- **REQUIRED TASK**
Take the lines from the head of the listing through the one bearing "14.7, 9.4, 7.6];" and copy them exactly, leaving every picture out.

>>>>

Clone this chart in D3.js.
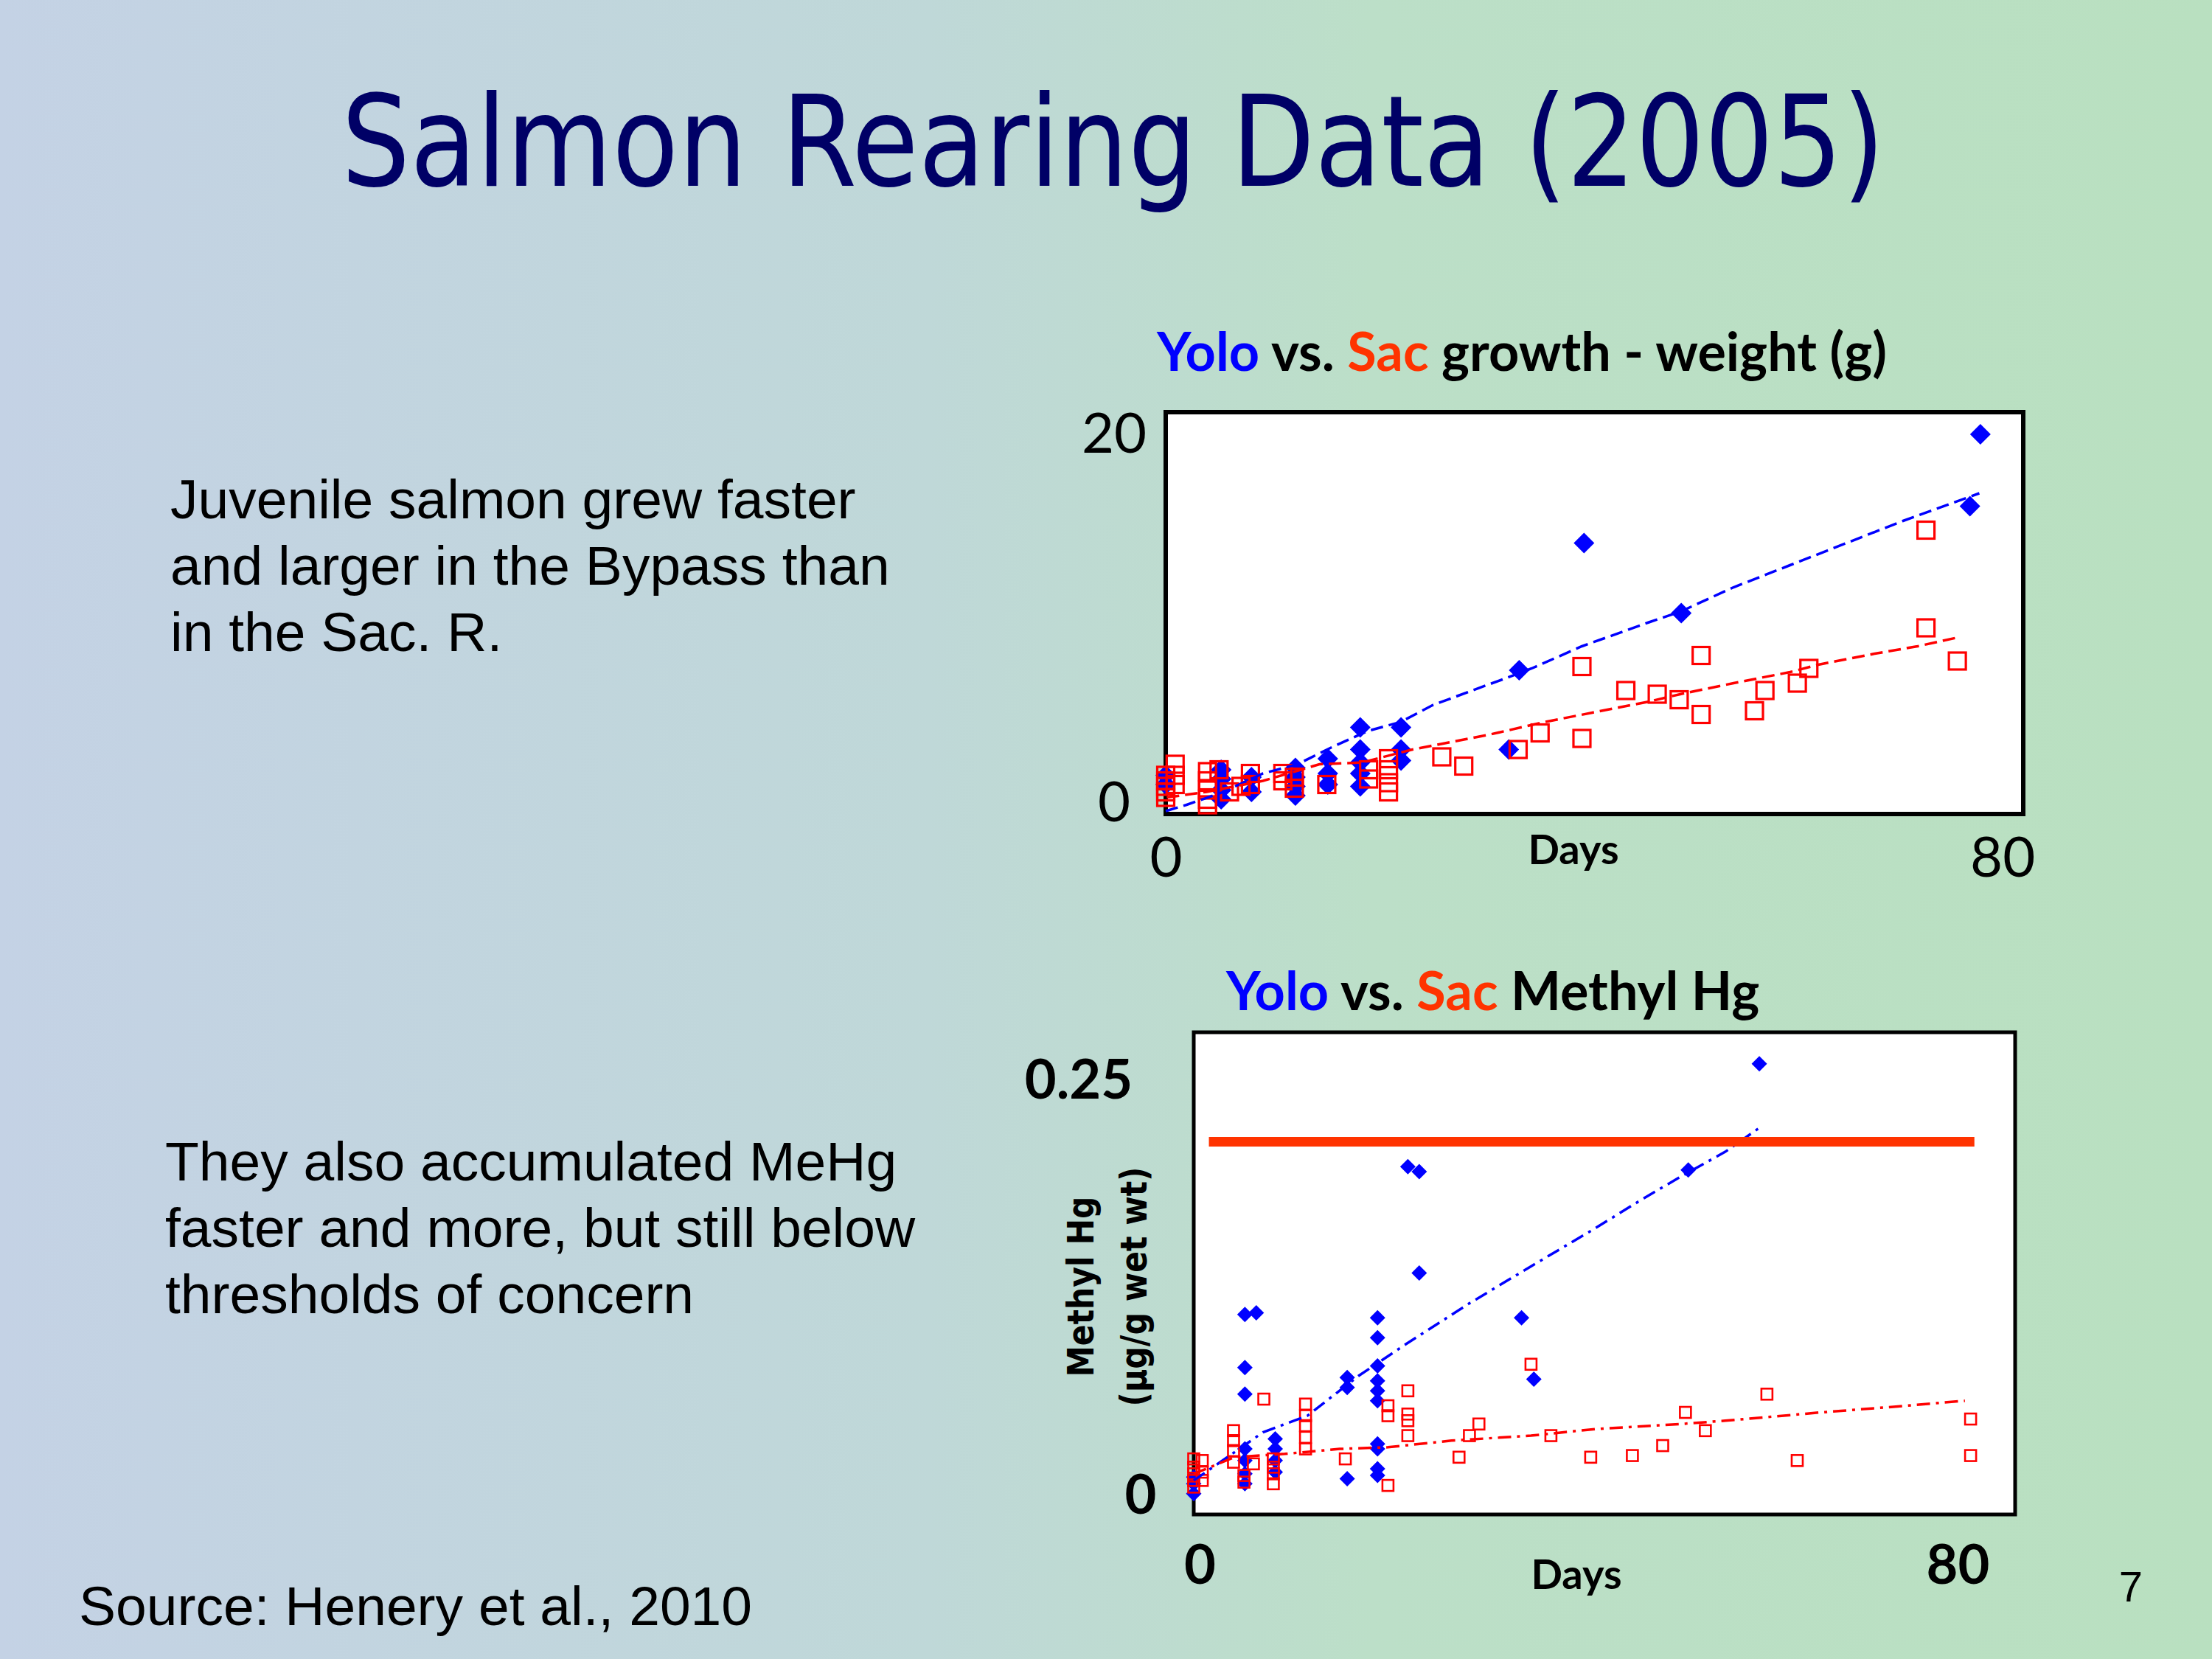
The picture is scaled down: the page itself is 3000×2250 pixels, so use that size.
<!DOCTYPE html>
<html>
<head>
<meta charset="utf-8">
<script src="https://cdn.jsdelivr.net/npm/d3@7"></script>
<style>
  body { margin: 0; }
  svg { display: block; }
</style>
</head>
<body>
<div id="slide"></div>
<script>
// --- growth (weight, g) ---
const xTicksGrowth = [0, 80];
const yTicksGrowth = [0, 20];

const yoloWtDays = [0, 0, 5.3, 5.3, 5.3, 5.3, 8.2, 8.2, 12.4, 12.4, 12.4, 12.4, 15.5, 15.5, 15.5,
  18.6, 18.6, 18.6, 18.6, 18.6, 22.5, 22.5, 22.5, 32.8, 33.8, 40, 49.3, 76.9, 77.9];
const yoloWt = [1.4, 0.9, 1.7, 1.2, 0.6, 0.1, 1.3, 0.5, 1.8, 1.3, 0.8, 0.3, 2.3, 1.5, 0.9,
  4.0, 2.8, 2.1, 1.5, 0.8, 4.0, 2.8, 2.2, 2.8, 7.1, 14.0, 10.2, 16.0, 19.9];

const sacWtDays = [0, 0, 0, 0, 0, 0.9, 0.9, 0.9, 4.0, 4.0, 4.0, 4.0, 4.0, 5.1, 6.1, 7.2, 8.1, 8.1,
  11.2, 11.2, 12.3, 12.3, 15.4, 19.4, 19.4, 21.3, 21.3, 21.3, 21.3, 26.4, 28.5, 33.7, 35.8,
  39.8, 39.8, 44.0, 47.0, 49.1, 51.2, 51.2, 56.3, 57.3, 60.4, 61.5, 72.7, 72.7, 75.7];
const sacWt = [1.4, 1.1, 0.8, 0.5, 0.2, 2.0, 1.4, 0.9, 1.6, 1.1, 0.6, 0.1, -0.2, 1.7, 0.5, 0.8, 1.5, 0.9,
  1.5, 1.1, 1.3, 0.7, 0.9, 1.7, 1.2, 2.3, 1.7, 1.0, 0.5, 2.4, 1.9, 2.8, 3.7,
  7.3, 3.4, 6.0, 5.8, 5.5, 7.9, 4.7, 4.9, 6.0, 6.4, 7.2, 14.7, 9.4, 7.6];

// trend curves as drawn on the slide
const yoloWtTrendDays = [0, 2, 5.3, 9.3, 12.6, 15.8, 19.3, 22.5, 25.5, 29.3, 32.2, 35, 39.8, 46.2, 49.3, 54.3, 59.7, 65.1, 70.5, 77.8];
const yoloWtTrend = [-0.54, -0.2, 0.45, 1.5, 2.0, 2.9, 3.8, 4.3, 5.2, 6.0, 6.6, 7.2, 8.4, 9.7, 10.3, 11.6, 12.8, 14.0, 15.2, 16.7];
const sacWtTrendDays = [0.1, 3.9, 9.3, 14.7, 18.8, 23.6, 30.9, 36.3, 40.8, 46.2, 49.2, 54.3, 59.7, 62.4, 67.8, 71.9, 75.9];
const sacWtTrend = [0.2, 0.5, 1.1, 2.0, 2.1, 2.8, 3.6, 4.3, 4.8, 5.4, 5.8, 6.4, 7.0, 7.4, 8.0, 8.4, 8.9];

// --- methyl mercury (ug/g wet wt) ---
const xTicksHg = [0, 80];
const yTicksHg = [0, 0.25];

const yoloHgDays = [0, 0, 0, 5.4, 5.4, 5.4, 5.4, 5.4, 5.4, 5.4, 6.6, 8.6, 8.6, 8.6, 8.6, 16.2, 16.2, 16.2,
  19.4, 19.4, 19.4, 19.4, 19.4, 19.4, 19.4, 19.4, 19.4, 19.4, 22.6, 23.8, 23.8, 34.6, 35.9, 52.2, 59.7];
const yoloHg = [0.000, 0.006, 0.010, 0.108, 0.076, 0.060, 0.027, 0.020, 0.012, 0.006, 0.109, 0.033, 0.027, 0.020, 0.013, 0.070, 0.064, 0.009,
  0.106, 0.094, 0.077, 0.068, 0.062, 0.056, 0.030, 0.027, 0.015, 0.011, 0.197, 0.194, 0.133, 0.106, 0.069, 0.195, 0.259];

const sacHgDays = [0, 0, 0, 0, 0, 0.9, 0.9, 0.9, 4.2, 4.2, 4.2, 4.2, 5.3, 5.3, 6.3, 7.4, 8.4, 8.4, 8.4, 8.4,
  11.8, 11.8, 11.8, 11.8, 11.8, 16.0, 20.5, 20.5, 20.5, 22.6, 22.6, 22.6, 22.6, 28.0, 29.1, 30.1, 35.6, 37.7,
  41.9, 46.3, 49.5, 51.9, 54.0, 60.5, 63.7, 82.0, 82.0];
const sacHg = [0.021, 0.016, 0.012, 0.008, 0.004, 0.020, 0.013, 0.008, 0.038, 0.032, 0.026, 0.019, 0.011, 0.007, 0.018, 0.057, 0.021, 0.016, 0.012, 0.006,
  0.054, 0.047, 0.041, 0.034, 0.027, 0.021, 0.053, 0.047, 0.005, 0.062, 0.048, 0.044, 0.035, 0.022, 0.035, 0.042, 0.078, 0.035,
  0.022, 0.023, 0.029, 0.049, 0.038, 0.060, 0.020, 0.045, 0.023];

const yoloHgTrendDays = [0, 4.3, 7.3, 12.0, 17.4, 22.1, 28.9, 35.6, 42.4, 47.5, 51.4, 56.1, 59.6];
const yoloHgTrend = [0.008, 0.025, 0.037, 0.047, 0.071, 0.089, 0.114, 0.137, 0.160, 0.178, 0.191, 0.206, 0.220];
const sacHgTrendDays = [0, 4.3, 9.6, 15.4, 20.5, 27.2, 35.6, 42.4, 51.4, 56.1, 66.2, 73, 81.4];
const sacHgTrend = [0.012, 0.022, 0.024, 0.027, 0.028, 0.032, 0.035, 0.039, 0.042, 0.044, 0.049, 0.052, 0.056];

// threshold of concern (thick bar)
const thresholdDays = [1.6, 82.4];
const thresholdHg = 0.212;

const W = 3000, H = 2250;
const BLUE = '#0000ff', RED = '#ff0000', ORANGE = '#ff3300';

var svg = d3.select('#slide')
    .append('svg')
    .attr('width', W)
    .attr('height', H);

// background gradient blue-grey -> pale green
var grad = svg.append('defs').append('linearGradient')
    .attr('id', 'bg')
    .attr('x1', '0').attr('x2', '1').attr('y1', '0').attr('y2', '0');
grad.append('stop').attr('offset', '0').attr('stop-color', '#c4d2e5');
grad.append('stop').attr('offset', '0.42').attr('stop-color', '#bfd8d8');
grad.append('stop').attr('offset', '0.62').attr('stop-color', '#bcdfc8');
grad.append('stop').attr('offset', '1').attr('stop-color', '#b9e0c0');
svg.append('rect').attr('width', W).attr('height', H).attr('fill', 'url(#bg)');

// slide title
svg.append('text')
    .attr('x', 463).attr('y', 252)
    .attr('textLength', 2093).attr('lengthAdjust', 'spacingAndGlyphs')
    .attr('font-family', 'DejaVu Sans').attr('font-size', 172)
    .attr('fill', '#000066')
    .text('Salmon Rearing Data (2005)');

// bullet-less body text
function bodyText(lines, x, y0) {
    svg.append('g').selectAll('text')
        .data(lines)
        .join('text')
        .attr('x', x)
        .attr('y', (d, i) => y0 + i * 90)
        .attr('font-family', 'Liberation Sans, Arial').attr('font-size', 75)
        .attr('fill', '#000')
        .text(d => d);
}
bodyText(['Juvenile salmon grew faster', 'and larger in the Bypass than', 'in the Sac. R.'], 231, 703);
bodyText(['They also accumulated MeHg', 'faster and more, but still below', 'thresholds of concern'], 224, 1601);

svg.append('text')
    .attr('x', 107).attr('y', 2204)
    .attr('font-family', 'Liberation Sans, Arial').attr('font-size', 75)
    .text('Source: Henery et al., 2010');
svg.append('text')
    .attr('x', 2890).attr('y', 2172).attr('text-anchor', 'middle')
    .attr('font-family', 'Liberation Sans, Arial').attr('font-size', 58)
    .text('7');

// chart title with coloured Yolo / Sac
function chartTitle(x, y, size, rest) {
    var t = svg.append('text')
        .attr('x', x).attr('y', y)
        .attr('font-family', 'Lato').attr('font-weight', 'bold').attr('font-size', size)
        .attr('fill', '#000');
    t.append('tspan').attr('fill', BLUE).text('Yolo');
    t.append('tspan').text(' vs. ');
    t.append('tspan').attr('fill', ORANGE).text('Sac');
    t.append('tspan').text(' ' + rest);
}

function drawChart(o) {
    var g = svg.append('g');
    var x = o.x, y = o.y;
    var r = x.range(), rr = y.range();

    g.append('rect')
        .attr('x', r[0]).attr('y', rr[1])
        .attr('width', r[1] - r[0]).attr('height', rr[0] - rr[1])
        .attr('fill', '#fff').attr('stroke', '#000').attr('stroke-width', o.frameW);

    // Yolo: filled diamonds
    g.append('g').selectAll('path')
        .data(d3.zip(o.yoloDays, o.yoloVals))
        .join('path')
        .attr('d', d3.symbol().type(d3.symbolSquare).size(o.diamond * o.diamond / 2))
        .attr('transform', d => `translate(${x(d[0])},${y(d[1])}) rotate(45)`)
        .attr('fill', BLUE);

    // Sac: open squares
    g.append('g').selectAll('rect')
        .data(d3.zip(o.sacDays, o.sacVals))
        .join('rect')
        .attr('x', d => x(d[0]) - o.square / 2)
        .attr('y', d => y(d[1]) - o.square / 2)
        .attr('width', o.square).attr('height', o.square)
        .attr('fill', 'none').attr('stroke', RED).attr('stroke-width', o.squareW);

    var line = d3.line().x(d => x(d[0])).y(d => y(d[1]));
    g.append('path')
        .attr('d', line(d3.zip(o.yoloTrendDays, o.yoloTrend)))
        .attr('fill', 'none').attr('stroke', BLUE).attr('stroke-width', 3.5)
        .attr('stroke-dasharray', o.dash);
    g.append('path')
        .attr('d', line(d3.zip(o.sacTrendDays, o.sacTrend)))
        .attr('fill', 'none').attr('stroke', RED).attr('stroke-width', 3.5)
        .attr('stroke-dasharray', o.dash);

    // axes: only the two end labels, no lines
    var xa = g.append('g')
        .attr('transform', `translate(${o.xLabelShift},${o.xLabelY})`)
        .call(d3.axisBottom(x).tickValues(o.xTicks).tickSize(0).tickFormat(d => d));
    var ya = g.append('g')
        .call(d3.axisLeft(y).tickValues(o.yTicks).tickSize(0).tickFormat(d => d));
    [xa, ya].forEach(a => {
        a.select('.domain').remove();
        a.selectAll('text')
            .attr('font-family', 'Lato')
            .attr('font-weight', o.tickBold ? 'bold' : 'normal')
            .attr('font-size', o.tickSize)
            .attr('fill', '#000');
    });
    xa.selectAll('text').attr('y', 0).attr('dy', null);
    ya.selectAll('text')
        .attr('text-anchor', 'middle')
        .attr('x', o.yLabelX)
        .attr('dy', '0.36em');

    g.append('text')
        .attr('x', o.daysX).attr('y', o.daysY).attr('text-anchor', 'middle')
        .attr('font-family', 'Lato').attr('font-weight', 'bold').attr('font-size', 56)
        .text('Days');
    return g;
}

// growth chart
var xG = d3.scaleLinear().domain([0, 82]).range([1581, 2744]);
var yG = d3.scaleLinear().domain([-0.7, 21.1]).range([1104, 559]);
chartTitle(1569, 503, 72, 'growth - weight (g)');
drawChart({
    x: xG, y: yG, frameW: 6,
    yoloDays: yoloWtDays, yoloVals: yoloWt, sacDays: sacWtDays, sacVals: sacWt,
    yoloTrendDays: yoloWtTrendDays, yoloTrend: yoloWtTrend,
    sacTrendDays: sacWtTrendDays, sacTrend: sacWtTrend,
    diamond: 28, square: 23, squareW: 3.2, dash: '17 8',
    xTicks: xTicksGrowth, yTicks: yTicksGrowth,
    xLabelShift: 0, xLabelY: 1189, yLabelX: 1511,
    tickBold: false, tickSize: 76,
    daysX: 2134, daysY: 1172
});

// methyl Hg chart
var xM = d3.scaleLinear().domain([0, 86.7]).range([1619, 2733]);
var yM = d3.scaleLinear().domain([-0.0125, 0.278]).range([2054, 1400]);
chartTitle(1663, 1370, 72, 'Methyl Hg');
var hg = drawChart({
    x: xM, y: yM, frameW: 5,
    yoloDays: yoloHgDays, yoloVals: yoloHg, sacDays: sacHgDays, sacVals: sacHg,
    yoloTrendDays: yoloHgTrendDays, yoloTrend: yoloHgTrend,
    sacTrendDays: sacHgTrendDays, sacTrend: sacHgTrend,
    diamond: 21, square: 15, squareW: 2.6, dash: '18 8 4 8',
    xTicks: xTicksHg, yTicks: yTicksHg,
    xLabelShift: 8, xLabelY: 2148, yLabelX: 1463,
    tickBold: true, tickSize: 74,
    daysX: 2138, daysY: 2155
});
// the "0" label sits closer to the frame than "0.25"
hg.selectAll('text').filter(function () { return this.textContent === '0' && +this.getAttribute('x') === 1463; })
    .attr('x', 1547);

hg.append('line')
    .attr('x1', xM(thresholdDays[0])).attr('x2', xM(thresholdDays[1]))
    .attr('y1', yM(thresholdHg)).attr('y2', yM(thresholdHg))
    .attr('stroke', ORANGE).attr('stroke-width', 13);

// rotated y label
[['Methyl Hg', 1483, 245], ['(µg/g wet wt)', 1555, 325]].forEach(d => {
    svg.append('text')
        .attr('transform', `translate(${d[1]},1745) rotate(-90)`)
        .attr('text-anchor', 'middle')
        .attr('textLength', d[2]).attr('lengthAdjust', 'spacingAndGlyphs')
        .attr('font-family', 'DejaVu Sans').attr('font-weight', 'bold').attr('font-size', 50)
        .text(d[0]);
});
</script>
</body>
</html>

<<<<

- **EXERCISE RESULT**
Clone this chart in D3.js.
The picture is scaled down: the page itself is 3000×2250 pixels, so use that size.
<!DOCTYPE html>
<html>
<head>
<meta charset="utf-8">
<script src="https://cdn.jsdelivr.net/npm/d3@7"></script>
<style>
  body { margin: 0; }
  svg { display: block; }
</style>
</head>
<body>
<div id="slide"></div>
<script>
// --- growth (weight, g) ---
const xTicksGrowth = [0, 80];
const yTicksGrowth = [0, 20];

const yoloWtDays = [0, 0, 5.3, 5.3, 5.3, 5.3, 8.2, 8.2, 12.4, 12.4, 12.4, 12.4, 15.5, 15.5, 15.5,
  18.6, 18.6, 18.6, 18.6, 18.6, 22.5, 22.5, 22.5, 32.8, 33.8, 40, 49.3, 76.9, 77.9];
const yoloWt = [1.4, 0.9, 1.7, 1.2, 0.6, 0.1, 1.3, 0.5, 1.8, 1.3, 0.8, 0.3, 2.3, 1.5, 0.9,
  4.0, 2.8, 2.1, 1.5, 0.8, 4.0, 2.8, 2.2, 2.8, 7.1, 14.0, 10.2, 16.0, 19.9];

const sacWtDays = [0, 0, 0, 0, 0, 0.9, 0.9, 0.9, 4.0, 4.0, 4.0, 4.0, 4.0, 5.1, 6.1, 7.2, 8.1, 8.1,
  11.2, 11.2, 12.3, 12.3, 15.4, 19.4, 19.4, 21.3, 21.3, 21.3, 21.3, 26.4, 28.5, 33.7, 35.8,
  39.8, 39.8, 44.0, 47.0, 49.1, 51.2, 51.2, 56.3, 57.3, 60.4, 61.5, 72.7, 72.7, 75.7];
const sacWt = [1.4, 1.1, 0.8, 0.5, 0.2, 2.0, 1.4, 0.9, 1.6, 1.1, 0.6, 0.1, -0.2, 1.7, 0.5, 0.8, 1.5, 0.9,
  1.5, 1.1, 1.3, 0.7, 0.9, 1.7, 1.2, 2.3, 1.7, 1.0, 0.5, 2.4, 1.9, 2.8, 3.7,
  7.3, 3.4, 6.0, 5.8, 5.5, 7.9, 4.7, 4.9, 6.0, 6.4, 7.2, 14.7, 9.4, 7.6];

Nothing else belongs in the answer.